>> Start

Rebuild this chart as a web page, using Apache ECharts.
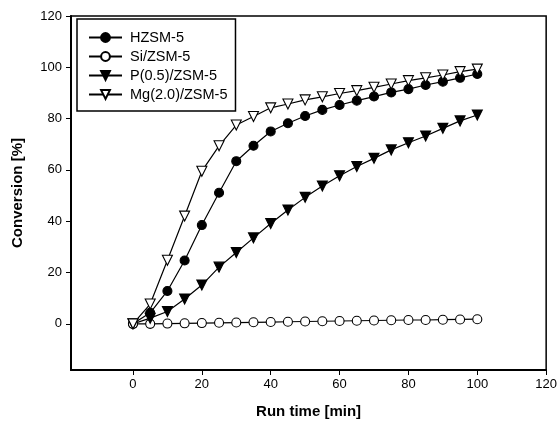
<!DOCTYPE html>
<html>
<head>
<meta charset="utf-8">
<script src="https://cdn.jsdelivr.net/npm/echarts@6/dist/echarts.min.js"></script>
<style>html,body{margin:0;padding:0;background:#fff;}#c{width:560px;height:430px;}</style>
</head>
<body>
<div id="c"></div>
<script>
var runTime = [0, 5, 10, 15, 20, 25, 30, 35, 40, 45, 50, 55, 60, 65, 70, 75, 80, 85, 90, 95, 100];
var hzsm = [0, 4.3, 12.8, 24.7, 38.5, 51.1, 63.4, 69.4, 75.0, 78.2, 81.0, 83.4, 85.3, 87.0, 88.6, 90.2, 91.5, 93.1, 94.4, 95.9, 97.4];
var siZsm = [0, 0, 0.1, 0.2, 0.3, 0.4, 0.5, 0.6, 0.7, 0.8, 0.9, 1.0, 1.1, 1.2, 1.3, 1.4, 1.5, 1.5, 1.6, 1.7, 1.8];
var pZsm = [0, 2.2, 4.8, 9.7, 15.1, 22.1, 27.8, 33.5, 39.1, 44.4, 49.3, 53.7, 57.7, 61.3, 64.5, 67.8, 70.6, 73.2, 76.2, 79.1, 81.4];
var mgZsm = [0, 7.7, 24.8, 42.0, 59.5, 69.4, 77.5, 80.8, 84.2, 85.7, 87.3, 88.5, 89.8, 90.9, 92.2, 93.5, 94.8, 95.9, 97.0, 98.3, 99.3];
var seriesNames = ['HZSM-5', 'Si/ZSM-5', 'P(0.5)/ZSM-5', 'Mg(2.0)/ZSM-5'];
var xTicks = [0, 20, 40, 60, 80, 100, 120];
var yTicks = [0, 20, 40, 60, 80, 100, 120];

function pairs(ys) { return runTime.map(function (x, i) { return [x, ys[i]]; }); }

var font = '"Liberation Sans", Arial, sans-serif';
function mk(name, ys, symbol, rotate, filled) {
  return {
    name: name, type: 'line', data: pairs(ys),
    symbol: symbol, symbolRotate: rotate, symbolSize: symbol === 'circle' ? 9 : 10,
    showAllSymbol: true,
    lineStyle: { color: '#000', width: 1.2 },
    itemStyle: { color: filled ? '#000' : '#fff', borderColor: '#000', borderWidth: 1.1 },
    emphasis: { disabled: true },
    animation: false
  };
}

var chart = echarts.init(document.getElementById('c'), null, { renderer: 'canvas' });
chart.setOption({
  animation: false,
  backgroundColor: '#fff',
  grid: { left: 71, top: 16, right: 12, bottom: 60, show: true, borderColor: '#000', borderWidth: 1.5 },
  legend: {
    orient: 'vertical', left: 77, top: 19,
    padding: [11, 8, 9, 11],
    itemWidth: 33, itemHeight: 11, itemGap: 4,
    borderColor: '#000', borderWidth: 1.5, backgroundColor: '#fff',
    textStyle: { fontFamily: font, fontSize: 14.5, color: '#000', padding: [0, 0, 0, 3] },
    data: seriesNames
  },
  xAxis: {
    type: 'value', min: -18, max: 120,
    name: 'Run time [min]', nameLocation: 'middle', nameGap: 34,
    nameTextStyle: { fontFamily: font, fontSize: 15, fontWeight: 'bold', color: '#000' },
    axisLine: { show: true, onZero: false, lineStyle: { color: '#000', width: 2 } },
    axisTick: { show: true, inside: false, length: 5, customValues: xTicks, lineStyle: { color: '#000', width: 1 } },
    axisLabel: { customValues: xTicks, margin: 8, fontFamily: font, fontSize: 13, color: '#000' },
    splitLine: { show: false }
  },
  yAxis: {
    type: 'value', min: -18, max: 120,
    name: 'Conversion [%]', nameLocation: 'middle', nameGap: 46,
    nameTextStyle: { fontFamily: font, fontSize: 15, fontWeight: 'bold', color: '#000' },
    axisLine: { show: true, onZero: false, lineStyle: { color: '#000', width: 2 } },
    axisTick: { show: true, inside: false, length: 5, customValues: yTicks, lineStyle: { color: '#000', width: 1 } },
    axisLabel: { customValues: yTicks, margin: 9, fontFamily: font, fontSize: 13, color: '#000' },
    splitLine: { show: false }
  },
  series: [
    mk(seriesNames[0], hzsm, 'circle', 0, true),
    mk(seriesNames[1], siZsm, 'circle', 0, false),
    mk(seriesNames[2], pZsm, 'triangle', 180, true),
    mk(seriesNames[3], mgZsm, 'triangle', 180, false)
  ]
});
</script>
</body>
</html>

>> End

What you have to do — Make an exact copy of the data, leaving its pictures out.

The solution —
Rebuild this chart as a web page, using Apache ECharts.
<!DOCTYPE html>
<html>
<head>
<meta charset="utf-8">
<script src="https://cdn.jsdelivr.net/npm/echarts@6/dist/echarts.min.js"></script>
<style>html,body{margin:0;padding:0;background:#fff;}#c{width:560px;height:430px;}</style>
</head>
<body>
<div id="c"></div>
<script>
var runTime = [0, 5, 10, 15, 20, 25, 30, 35, 40, 45, 50, 55, 60, 65, 70, 75, 80, 85, 90, 95, 100];
var hzsm = [0, 4.3, 12.8, 24.7, 38.5, 51.1, 63.4, 69.4, 75.0, 78.2, 81.0, 83.4, 85.3, 87.0, 88.6, 90.2, 91.5, 93.1, 94.4, 95.9, 97.4];
var siZsm = [0, 0, 0.1, 0.2, 0.3, 0.4, 0.5, 0.6, 0.7, 0.8, 0.9, 1.0, 1.1, 1.2, 1.3, 1.4, 1.5, 1.5, 1.6, 1.7, 1.8];
var pZsm = [0, 2.2, 4.8, 9.7, 15.1, 22.1, 27.8, 33.5, 39.1, 44.4, 49.3, 53.7, 57.7, 61.3, 64.5, 67.8, 70.6, 73.2, 76.2, 79.1, 81.4];
var mgZsm = [0, 7.7, 24.8, 42.0, 59.5, 69.4, 77.5, 80.8, 84.2, 85.7, 87.3, 88.5, 89.8, 90.9, 92.2, 93.5, 94.8, 95.9, 97.0, 98.3, 99.3];
var seriesNames = ['HZSM-5', 'Si/ZSM-5', 'P(0.5)/ZSM-5', 'Mg(2.0)/ZSM-5'];
var xTicks = [0, 20, 40, 60, 80, 100, 120];
var yTicks = [0, 20, 40, 60, 80, 100, 120];

function pairs(ys) { return runTime.map(function (x, i) { return [x, ys[i]]; }); }

var font = '"Liberation Sans", Arial, sans-serif';
function mk(name, ys, symbol, rotate, filled) {
  return {
    name: name, type: 'line', data: pairs(ys),
    symbol: symbol, symbolRotate: rotate, symbolSize: symbol === 'circle' ? 9 : 10,
    showAllSymbol: true,
    lineStyle: { color: '#000', width: 1.2 },
    itemStyle: { color: filled ? '#000' : '#fff', borderColor: '#000', borderWidth: 1.1 },
    emphasis: { disabled: true },
    animation: false
  };
}

var chart = echarts.init(document.getElementById('c'), null, { renderer: 'canvas' });
chart.setOption({
  animation: false,
  backgroundColor: '#fff',
  grid: { left: 71, top: 16, right: 12, bottom: 60, show: true, borderColor: '#000', borderWidth: 1.5 },
  legend: {
    orient: 'vertical', left: 77, top: 19,
    padding: [11, 8, 9, 11],
    itemWidth: 33, itemHeight: 11, itemGap: 4,
    borderColor: '#000', borderWidth: 1.5, backgroundColor: '#fff',
    textStyle: { fontFamily: font, fontSize: 14.5, color: '#000', padding: [0, 0, 0, 3] },
    data: seriesNames
  },
  xAxis: {
    type: 'value', min: -18, max: 120,
    name: 'Run time [min]', nameLocation: 'middle', nameGap: 34,
    nameTextStyle: { fontFamily: font, fontSize: 15, fontWeight: 'bold', color: '#000' },
    axisLine: { show: true, onZero: false, lineStyle: { color: '#000', width: 2 } },
    axisTick: { show: true, inside: false, length: 5, customValues: xTicks, lineStyle: { color: '#000', width: 1 } },
    axisLabel: { customValues: xTicks, margin: 8, fontFamily: font, fontSize: 13, color: '#000' },
    splitLine: { show: false }
  },
  yAxis: {
    type: 'value', min: -18, max: 120,
    name: 'Conversion [%]', nameLocation: 'middle', nameGap: 46,
    nameTextStyle: { fontFamily: font, fontSize: 15, fontWeight: 'bold', color: '#000' },
    axisLine: { show: true, onZero: false, lineStyle: { color: '#000', width: 2 } },
    axisTick: { show: true, inside: false, length: 5, customValues: yTicks, lineStyle: { color: '#000', width: 1 } },
    axisLabel: { customValues: yTicks, margin: 9, fontFamily: font, fontSize: 13, color: '#000' },
    splitLine: { show: false }
  },
  series: [
    mk(seriesNames[0], hzsm, 'circle', 0, true),
    mk(seriesNames[1], siZsm, 'circle', 0, false),
    mk(seriesNames[2], pZsm, 'triangle', 180, true),
    mk(seriesNames[3], mgZsm, 'triangle', 180, false)
  ]
});
</script>
</body>
</html>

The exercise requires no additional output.